Pushing the boundaries of mobile computer vision
A transformative, multi-level segmentation technology, intelligently processing videos in real-time.
Our technology combines pre-trained and instantaneous machine learning techniques to cut users from their original video background and transport them into a digital domain of their choice.
Segmentive’s state-of-the-art engine intelligently processes videos from the smartphone camera in real-time directly on the device.
An in-depth look at how our engine works
1 —› Pre-Classification via DNN
A convolutional, 92-layer Deep Neural Network (DNN) is used to pre-classify the frame within the camera’s video data stream into foreground and background pixels. The DNN analyses visual imagery within the frame by using complex mathematical operations that reduce the image resolution and, at the same time, increase the image information available. Segmentive uses its own DNN implementation based on state-of-the-art research approaches. As a result, a 112 x 112 alpha matte is extracted from the video stream.

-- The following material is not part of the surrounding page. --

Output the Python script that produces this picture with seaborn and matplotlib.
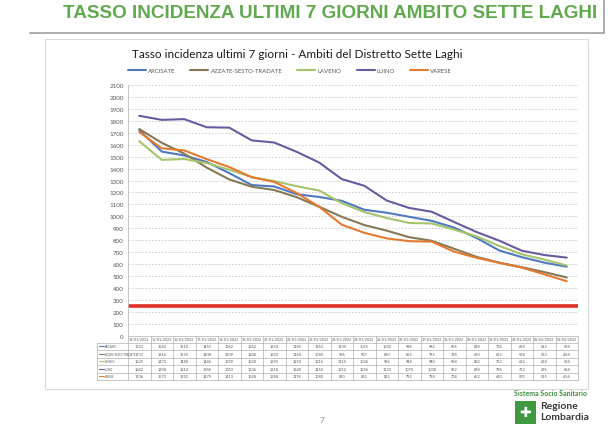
import numpy as np
import pandas as pd
import matplotlib.pyplot as plt
import matplotlib.transforms as mtransforms
from matplotlib.patches import Rectangle
import seaborn as sns

# data (7-day incidence per 100k)
dates = ['14/01/2022', '15/01/2022', '16/01/2022', '17/01/2022', '18/01/2022',
         '19/01/2022', '20/01/2022', '21/01/2022', '22/01/2022', '23/01/2022',
         '24/01/2022', '25/01/2022', '26/01/2022', '27/01/2022', '28/01/2022',
         '29/01/2022', '30/01/2022', '31/01/2022', '01/02/2022', '02/02/2022']
arcisate = [1722, 1542, 1510, 1455, 1362, 1262, 1250, 1185, 1162, 1130,
            1055, 1030, 996, 962, 905, 818, 714, 658, 612, 578]
azzate = [1731, 1616, 1525, 1408, 1309, 1248, 1220, 1160, 1080, 996,
          927, 880, 825, 795, 728, 660, 612, 574, 533, 488]
laveno = [1629, 1473, 1480, 1446, 1390, 1328, 1295, 1252, 1216, 1110,
          1036, 986, 944, 940, 888, 832, 752, 682, 638, 588]
luino = [1842, 1808, 1814, 1746, 1743, 1636, 1618, 1540, 1450, 1312,
         1256, 1132, 1070, 1038, 952, 868, 796, 712, 676, 654]
varese = [1706, 1570, 1552, 1479, 1413, 1328, 1288, 1195, 1080, 930,
          862, 815, 792, 788, 704, 652, 610, 570, 515, 456]
threshold = 250

series = {'ARCISATE': arcisate, 'AZZATE-SESTO-TRADATE': azzate,
          'LAVENO': laveno, 'LUINO': luino, 'VARESE': varese}
colors = {'ARCISATE': '#5079c0', 'AZZATE-SESTO-TRADATE': '#857a55',
          'LAVENO': '#a5c46c', 'LUINO': '#6a5a9e', 'VARESE': '#e57a32'}

rows = []
for name, vals in series.items():
    for i, v in enumerate(vals):
        rows.append({'ambito': name, 'idx': i, 'valore': v})
df = pd.DataFrame(rows)

sns.set_theme(style='white')
plt.rcParams['font.family'] = ['Lato', 'DejaVu Sans']

fig = plt.figure(figsize=(6.1, 4.31), dpi=100)
fig.patch.set_facecolor('white')

# slide header
fig.text(330/610, 1-14/431, 'TASSO INCIDENZA ULTIMI 7 GIORNI AMBITO SETTE LAGHI',
         ha='center', va='center', fontsize=13.6, fontweight='bold', color='#62a84f',
         family=['Liberation Sans'])
fig.add_artist(plt.Line2D([30/610, 604/610], [1-34/431, 1-34/431], color='#a0a0a0', lw=1.2))
fig.add_artist(plt.Line2D([604/610, 604/610], [1-34/431, 1.0], color='#a0a0a0', lw=1.2))

# chart box
fig.add_artist(Rectangle((45/610, 1-390/431), 543/610, 350/431, transform=fig.transFigure,
                         fill=False, edgecolor='#d9d9d9', lw=0.8))
fig.text(297/610, 1-55/431, 'Tasso incidenza ultimi 7 giorni - Ambiti del Distretto Sette Laghi',
         ha='center', va='center', fontsize=8.5, color='#1a1a1a')

ax = fig.add_axes([128/610, 1-336.7/431, 450/610, 250.7/431])
sns.lineplot(data=df, x='idx', y='valore', hue='ambito', palette=colors,
             linewidth=1.5, ax=ax)
ax.axhline(threshold, color='#e0302a', lw=2.6, zorder=1)

ax.set_xlim(-0.5, len(dates)-0.5)
ax.set_ylim(0, 2100)
ax.set_yticks(range(0, 2101, 100))
ax.tick_params(axis='y', labelsize=4.5, labelcolor='#595959', length=0, pad=3)
ax.set_xticks([])
ax.set_xlabel('')
ax.set_ylabel('')
ax.grid(axis='y', color='#c8c8c8', lw=0.6, ls=(0, (2, 2)))
for s in ['top', 'right', 'bottom']:
    ax.spines[s].set_visible(False)
ax.spines['left'].set_color('#bfbfbf')
ax.spines['left'].set_linewidth(0.6)

sns.move_legend(ax, 'center', bbox_to_anchor=(290/610, 1-71/431),
                bbox_transform=fig.transFigure, ncol=5, frameon=False, title=None,
                fontsize=4.3, handlelength=3, columnspacing=2.5, handletextpad=0.4)
for t in ax.get_legend().get_texts():
    t.set_color('#595959')

# data table under the plot
trans = mtransforms.blended_transform_factory(ax.transData, ax.transAxes)
px = 1/250.7
head_h = 7*px
row_h = 7.5*px
left = -0.5 - 31/22.5
right = len(dates)-0.5
bottom = -(head_h + 5*row_h)
lc = '#b0b0b0'
ax.plot([-0.5, right], [0, 0], transform=trans, color=lc, lw=0.5, clip_on=False)
for r in range(6):
    y = -head_h - r*row_h
    ax.plot([left, right], [y, y], transform=trans, color=lc, lw=0.5, clip_on=False)
ax.plot([left, left], [-head_h, bottom], transform=trans, color=lc, lw=0.5, clip_on=False)
for i in range(len(dates)+1):
    ax.plot([i-0.5, i-0.5], [0, bottom], transform=trans, color=lc, lw=0.5, clip_on=False)
for i, d in enumerate(dates):
    ax.text(i, -head_h/2, d, transform=trans, ha='center', va='center',
            fontsize=2.6, color='#595959', clip_on=False)
for r, (name, vals) in enumerate(series.items()):
    yc = -head_h - (r+0.5)*row_h
    ax.plot([left+0.08, left+0.3], [yc, yc], transform=trans, color=colors[name],
            lw=0.8, clip_on=False)
    ax.text(left+0.35, yc, name, transform=trans, ha='left', va='center',
            fontsize=1.9, color='#595959', clip_on=False)
    for i, v in enumerate(vals):
        ax.text(i, yc, str(v), transform=trans, ha='center', va='center',
                fontsize=2.8, color='#595959', clip_on=False)

# footer
fig.text(322/610, 1-421/431, '7', ha='center', va='center', fontsize=6, color='#909090')
fig.text(514/610, 1-394/431, 'Sistema Socio Sanitario', ha='left', va='center',
         fontsize=5, fontweight='bold', color='#3f8f3f')
fig.add_artist(Rectangle((515/610, 1-425/431), 21/610, 23/431, transform=fig.transFigure,
                         facecolor='#3f9a3f', edgecolor='none'))
fig.text(525.5/610, 1-413.5/431, '✚', ha='center', va='center', fontsize=10,
         color='white', family=['DejaVu Sans'])
fig.text(540/610, 1-407/431, 'Regione', ha='left', va='center', fontsize=7.5,
         fontweight='bold', color='#3a3a3a')
fig.text(540/610, 1-418/431, 'Lombardia', ha='left', va='center', fontsize=7.5,
         fontweight='bold', color='#3a3a3a')

fig.savefig('out.png', dpi=100, facecolor='white')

2 —› Fine-Classification via Online Learning Classifiers
During the second stage Segmentive applies a combination of custom online learning classifiers to identify and update the characteristics of the foreground and background of the original frame. These classifiers use the information provided by the DNN as ground truth and learn during runtime. Therefore, they can be kept considerably leaner than the DNN and can classify even fine details on pixel-level in real-time.
3 —› Third-party data (optional)
Our software is designed in an agile and modular way. As a result, our approach can utilise device-specific information sources (e.g. depth sensors) to generate additional parameters, without the need for pre-training. This data enhances the classification process and the final composition. It also means that our technology can automatically adapt classification to novel situations, such as changes in lighting.
4 —› Final Composition
During the final stage, our software automatically weighs and combines the alpha mattes from the first and second stages. The software splits the frame into different areas based on classification confidence and visual characteristics. This creates a crisp image that intelligently merges the visual details produced by Segmentive’s online learning classifiers pixel-wise classification with the semantic relevance extracted by the DNN.
5 —› The Results
The end result is precise, real-time segmentation of video content, allowing users to be cut from their original video background and transported into a digital domain.